The bike itself was another piece of work. Hardtail, forks extended dramatically, tiny little unicycle-style front wheel coupled with a rear tire that looked like a lawn roller, ape-hanger bars—with obligatory tassels, natch. (Come on. Some conformists put their tassels on their loafers; other on their handlebars. What's the difference?) Everything chromed to a fare-the-well. But the best part was Chopper Dude's riding 'style.'
He comes screaming (...well, blatting, technically...) into the intersection, and just before he starts to make the turn, he pulls out his...cellphone. Yes, he is talking on the phone as he enters the turn. But the bike doesn't like being neglected, so it fights back. Chopper Dude now takes the phone in his teeth while he completes the turn, then resumes his phone conversation.
All I could do was laugh. Imagine being on the other end of that conversation. Wind noise, exhaust noise, then the sound of saliva, clattering teeth. Wish I had been there. "...Can you hear me now?"
Meanwhile, because he's paying attention to everything else but his riding, he overlooks the fact that the road is suddenly narrowing from two lanes to one. Oh yeah, and there's two minivans in that one lane where he wants to be. So of course, he almost runs into the curb, grabs a big fistful of throttle—but because his ride is tuned for maximum noise, in return he get a lot of fractured air molecules but precious little accelleration.
At the last possible instant, he squeaks past the horrified drivers who have to swerve into the oncoming lane to let him pass safely on their right. He thanks them for their kindly accomodation of his folly with the same single-digit salute and attempts to speed off. But again, his bike is built for...what, show? I don't know.
The chrome-ballasted chopper was so awkward and flatulent that it couldn't get out of it's own way; I very handily caught up to him at the next light on my dainty little 650 single, obviously annoying him by my very presence on the perky yellow enduro—a bike that radiates exactly zero attitude.
When the light changed, I watched him ride away, the chopper barely negotiating a wide right-hand turn with its primitive suspension. He wobbled and bobbled and farted down the road and it looked like a whole lot of effort for not very much fun.
Both of these doofuses made me feel kind of embarassed for motorcyclists in general, though I really feel absolutely no kinship with—or responsibility for—either of them whatsoever.
I thought about how much I enjoy riding in the "offseason" for lack of a better term—nighttime, rain, winter, anything that weeds out the riffraff one way or another. (You know, there's an interesting corrolary to this weeding-out phenomenon: the vast majority of motorcycle accidents occur during clear, sunny conditions in the warmer months, not when conditions are bad. That's because those are the only conditions that the vast majority of motorcyclists ever ride under.)
In those off-season times when I ride, I instinctively like the other riders I see because I know we share a common experience.
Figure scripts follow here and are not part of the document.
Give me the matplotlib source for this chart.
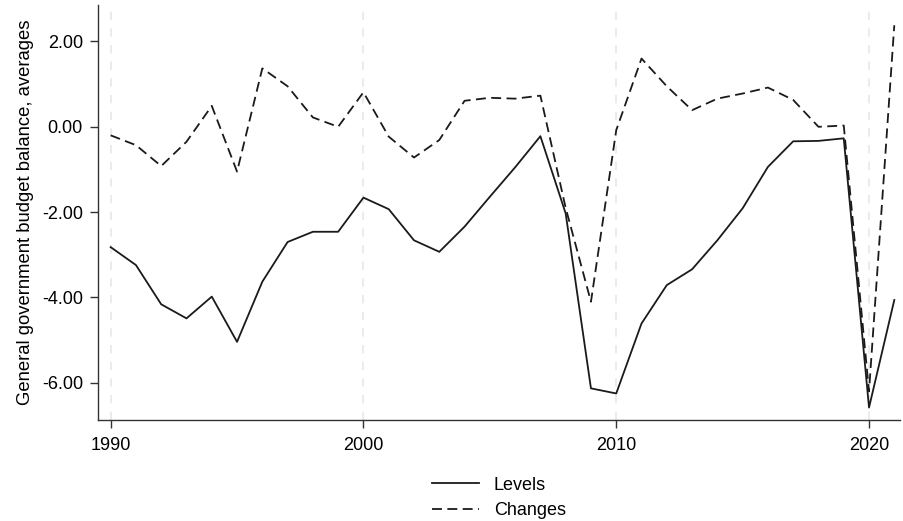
import matplotlib

matplotlib.use("Agg")

import matplotlib.pyplot as plt
import numpy as np

years = np.arange(1990, 2022)
levels = [
    -2.82, -3.24, -4.16, -4.49, -3.98, -5.04, -3.63, -2.70, -2.46, -2.46,
    -1.66, -1.93, -2.66, -2.93, -2.34, -1.64, -0.95, -0.22, -2.03, -6.13,
    -6.25, -4.61, -3.71, -3.34, -2.66, -1.91, -0.94, -0.34, -0.33, -0.27,
    -6.58, -4.06,
]
changes = [
    -0.20, -0.43, -0.92, -0.35, 0.49, -1.05, 1.37, 0.95, 0.22, 0.00,
    0.81, -0.23, -0.72, -0.31, 0.61, 0.68, 0.66, 0.73, -1.90, -4.10,
    -0.08, 1.60, 0.95, 0.39, 0.66, 0.78, 0.92, 0.63, 0.00, 0.03,
    -6.20, 2.38,
]
x_ticks = [1990, 2000, 2010, 2020]
y_ticks = [2, 0, -2, -4, -6]

plt.rcParams.update({"font.family": ["Liberation Sans", "DejaVu Sans"], "font.size": 13})

fig = plt.figure(figsize=(9.04, 5.21), dpi=100)
ax = fig.add_axes([0.1087, 0.194, 0.887, 0.796])

for xt in x_ticks:
    ax.axvline(xt, color="#e8e8e8", linestyle=(0, (5, 5)), linewidth=1.2, zorder=0)

ax.plot(years, levels, color="#1a1a1a", linewidth=1.3, label="Levels")
ax.plot(years, changes, color="#1a1a1a", linewidth=1.3, linestyle=(0, (5.5, 3)), label="Changes")

ax.set_xlim(1989.51, 2021.23)
ax.set_ylim(-6.87, 2.85)
ax.set_xticks(x_ticks)
ax.set_yticks(y_ticks)
ax.set_yticklabels([f"{v:.2f}" for v in y_ticks])
ax.set_ylabel("General government budget balance, averages", fontsize=13.3, labelpad=6)

for side in ("top", "right"):
    ax.spines[side].set_visible(False)
for side in ("left", "bottom"):
    ax.spines[side].set_color("#333333")
    ax.spines[side].set_linewidth(1.0)
ax.tick_params(colors="#333333", labelcolor="black", length=6, width=1.0, labelsize=13)
ax.tick_params(axis="x", pad=6)
ax.tick_params(axis="y", pad=5)

ax.legend(
    loc="upper center",
    bbox_to_anchor=(0.5, -0.098),
    ncol=1,
    frameon=False,
    handlelength=2.6,
    labelspacing=0.45,
    fontsize=13,
)

fig.savefig("out.png", dpi=100)
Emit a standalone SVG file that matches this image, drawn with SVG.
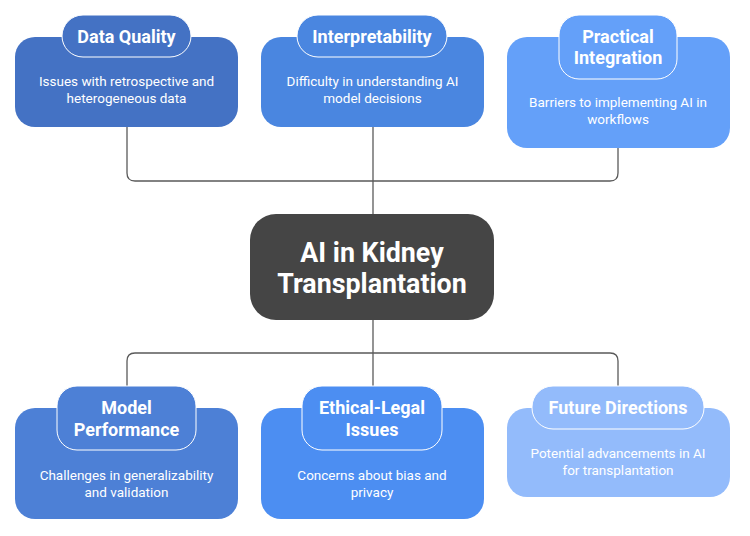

I sure wasn't sharing anything with those angry, humorless, joyless riders today. For all their attitude and belligerence, they were clearly missing the point. They seemed frightened by it all, and desperate that no one find them out.
They will join the legions of former riders who live their lives to tell that same sad, tedious story time and again to anyone who can still bear to hear them out. Spare me, please.